I was looking at either B+W or hoya filters. I can't see the point in spending a lot for a lens and then skimping on a cheap filter. I was also going to get a ND filter too. I'm guessing that I'm able to use both a CP and ND filter at the same time.
Also one other question I have:
Is there any problem using 77mm filters on lenses that take smaller filters using a step up ring? I have the nikon 50mm f1.8D (which takes a 52mm filter) and the nikon 28-105mm f3.5-4.5D (which takes a 62mm filter). I ask this as with my upcoming trip I can't really afford (right now) to be buying filters for each lens, especially as I have very little camera equipment and need to also buy a monopod, camera bag (rucksack style) and about four more memory cards (as I only have one 8gb card) for the trip.
It is best practice to use a lens hood on all of your lenses all the time (except when using Polarizers or rectangular filter holders). Hoods help prevent flare and ghosting, as well as providing a first layer of protection for the front element of the lens.
If you have to use adaptor ring, I would suggest you to buy the largest filter for your lens group. In your case, you should buy a 77mm Circular polarizer, and ND filter. Then buy the step down rings. 77mm to 52mm, etc. This will be the cheapest way. This will avoid vignetting in your other 2 lens as well when using the filter.
Same here. I put a good quality UV filter on all my lenses. I've shattered one and it saved the lens. Enough motivation for me to use them on all my lenses. Was only on my 50mm 1.4 (not super $), but still nice piece of mind.
IQ degradation is possible, but good Filters are worth paying for. I usually stick with the higher end Tiffen, B+W, Hoya. Have a couple Nikon filters that work great too. Just don't skimp and get a no-name filter for $10 and put it on your $1800 24-70 2.8!
Like Brian said, I have a couple Step-up rings to use my 77mm filters on smaller lenses.
Be aware that some CP's limit light and can slow down your fast glass (i think 1-2 stops isn't uncommon - better filters usually = less stop loss). Or so says their marketing teams... I haven't looked recently and no CP expert, so please someone correct me if i'm way off base.
It can be a good thing like a ND, but also can be bad when you want to shoot wide open w/ available light.
I only carry my 24-70's hood (kinda huge itself), a rubber hood on my 50mm, or use my hand on the others.
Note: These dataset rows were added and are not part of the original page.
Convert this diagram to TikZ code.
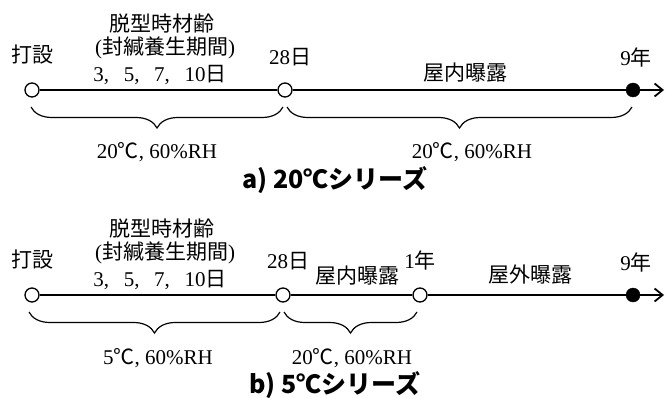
\documentclass[tikz,border=0pt]{standalone}
\usepackage{fontspec}
\setmainfont{Liberation Serif}
\newfontfamily\cjk{Noto Sans CJK JP}
\usetikzlibrary{arrows.meta,decorations.pathreplacing}
\newcommand{\numsep}{,\hspace{0.7em}}
\begin{document}
\begin{tikzpicture}[x=1pt,y=-1pt,
  lbl/.style={font=\fontsize{21}{25}\selectfont, inner sep=0pt},
  ttl/.style={font=\fontsize{25}{29}\selectfont\cjk\bfseries, inner sep=0pt},
  opn/.style={circle, draw, fill=white, line width=1.3pt, minimum size=14pt, inner sep=0pt},
  fil/.style={circle, draw, fill=black, minimum size=14pt, inner sep=0pt},
  tl/.style={line width=2pt},
  tip/.style={-{Straight Barb[length=8pt,width=13pt,line width=1.8pt]}},
  br/.style={decorate, decoration={brace, mirror, amplitude=21pt}, line width=1.2pt}]
\useasboundingbox (0,0) rectangle (666,398);

% ---------- a) 20C series ----------
\node[opn] (a0) at (32,90) {};
\node[opn] (a1) at (285,90) {};
\node[fil] (a2) at (633,90) {};
\coordinate (aend) at (664,90);
\draw[tl] (a0) -- (a1);
\draw[tl] (a1) -- (a2);
\draw[tl,tip] (a2) -- (aend);

\node[lbl] (ta0) at (33,55) {\cjk 打設};
\node[lbl] (ta1) at (162,24) {\cjk 脱型時材齢};
\node[lbl] (ta2) at (165,48) {(\cjk 封緘養生期間\rmfamily)};
\node[lbl] (ta3) at (160,75) {3\numsep 5\numsep 7\numsep 10{\cjk 日}};
\node[lbl] (ta4) at (290,57) {28{\cjk 日}};
\node[lbl] (ta5) at (465,73) {\cjk 屋内曝露};
\node[lbl] (ta6) at (636,57) {9{\cjk 年}};

\draw[br] ([xshift=-1pt,yshift=-17pt]a0.center) -- ([xshift=-2pt,yshift=-17pt]a1.center);
\draw[br] ([xshift=2pt,yshift=-17pt]a1.center) -- ([xshift=-1pt,yshift=-17pt]a2.center);
\node[lbl] (ca1) at (157,152) {20{\cjk ℃}, 60\%RH};
\node[lbl] (ca2) at (472,152) {20{\cjk ℃}, 60\%RH};
\node[ttl] (tta) at (335,180) {a) 20℃シリーズ};

% ---------- b) 5C series ----------
\node[opn] (b0) at (32,295) {};
\node[opn] (b1) at (283,295) {};
\node[opn] (b2) at (420,295) {};
\node[fil] (b3) at (633,295) {};
\coordinate (bend) at (664,295);
\draw[tl] (b0) -- (b1);
\draw[tl] (b1) -- (b2);
\draw[tl] (b2) -- (b3);
\draw[tl,tip] (b3) -- (bend);

\node[lbl] (tb0) at (33,260) {\cjk 打設};
\node[lbl] (tb1) at (162,229) {\cjk 脱型時材齢};
\node[lbl] (tb2) at (165,253) {(\cjk 封緘養生期間\rmfamily)};
\node[lbl] (tb3) at (160,280) {3\numsep 5\numsep 7\numsep 10{\cjk 日}};
\node[lbl] (tb4) at (288,261) {28{\cjk 日}};
\node[lbl] (tb5) at (357,276) {\cjk 屋内曝露};
\node[lbl] (tb6) at (420,260) {1{\cjk 年}};
\node[lbl] (tb7) at (530,275) {\cjk 屋外曝露};
\node[lbl] (tb8) at (636,262) {9{\cjk 年}};

\draw[br] ([xshift=-3pt,yshift=-17pt]b0.center) -- ([xshift=-3pt,yshift=-17pt]b1.center);
\draw[br] ([xshift=1pt,yshift=-17pt]b1.center) -- ([xshift=-3pt,yshift=-17pt]b2.center);
\node[lbl] (cb1) at (158,358) {5{\cjk ℃}, 60\%RH};
\node[lbl] (cb2) at (352,358) {20{\cjk ℃}, 60\%RH};
\node[ttl] (ttb) at (335,385) {b) 5℃シリーズ};
\end{tikzpicture}
\end{document}
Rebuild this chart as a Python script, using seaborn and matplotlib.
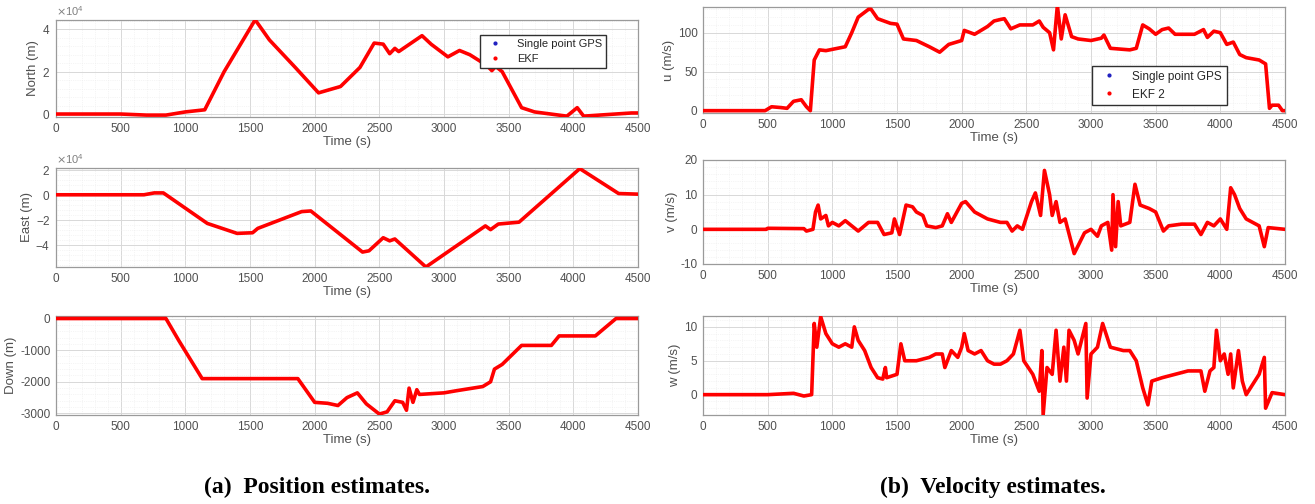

Until i get something worthy of a fixed or dedicated hood (12-24... drool).
>Same here. I put a good quality UV filter on all my lenses.
Just to be clear - that's not why I don't like the approach of using one (larger) filter with step-up rings - it's because of the difficulty fitting hoods (which I always use if possible).
In my case, I don't mount a protective filter except when I need one (near salt spray, for example). UV filtration is pointless with digital cameras and modern coated lenses anyway; a clear filter is more appropriate IF you need to protect the glass.
>>Same here. I put a good quality UV filter on all my >lenses. > >Just to be clear - that's not why I don't like the approach of >using one (larger) filter with step-up rings - it's because of >the difficulty fitting hoods (which I always use if >possible). > >In my case, I don't mount a protective filter except when I >need one (near salt spray, for example). UV filtration is >pointless with digital cameras and modern coated lenses >anyway; a clear filter is more appropriate IF you need to >protect the glass. > >
Sorry Brian. I agree on the step up in that it makes it difficult to use hoods. AND "I put a good quality UV filter on all my lenses". Which i didn't meant to imply was your choice.
Once more -- the CP is not a "universal filter." It is made to reduce polarized light. It also makes it difficult to mount a lens shade as it must be rotated to be set properly. If protecting the lens is primary, get a clear or UV filter.